Asked ahead of the 2023 edition if he could repeat his 2022 performance, Rublev replied: “It's not going to happen often. Of course I will do everything to be able to feel this emotion again. But we'll see.”

In the past year, Rublev revealed that he has tried to control his emotions more. In 2023 the 26-year-old lifted his maiden ATP Masters 1000 title in Monte-Carlo and climbed back to a joint career-high No. 5. He also earned five Top 10 wins, including two en route to the crown in Monaco and one in the final in Bastad.

Rublev feels recent success has helped build confidence.

“Now I'm feeling better on court. I feel that I'm putting my emotions more in the right way, in a better way, but of course there are still some disastrous moments when I let my emotions out,” Rublev said.

“Results build confidence of course and I'm playing with the right mindset.
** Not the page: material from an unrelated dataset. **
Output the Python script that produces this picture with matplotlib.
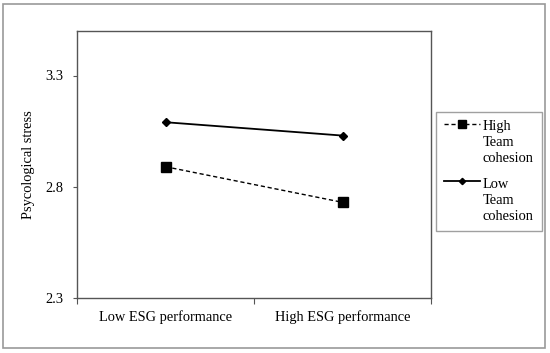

And for the matches that I was able to do it last year, I was playing really great tennis. I was in a good way. Happy with myself that I was able see the result. If only I put my mindset in the right way, it would be good. Straight away I can play, feeling good on court, so I was happy in a good way. The thing is now to try to do it more and more often, not only a few matches.”

Rublev will look to continue to build this week in Rotterdam. The 2021 champion, who holds a 12-4 record at the ATP 500 event, is chasing his second title of the season, having triumphed in Hong Kong.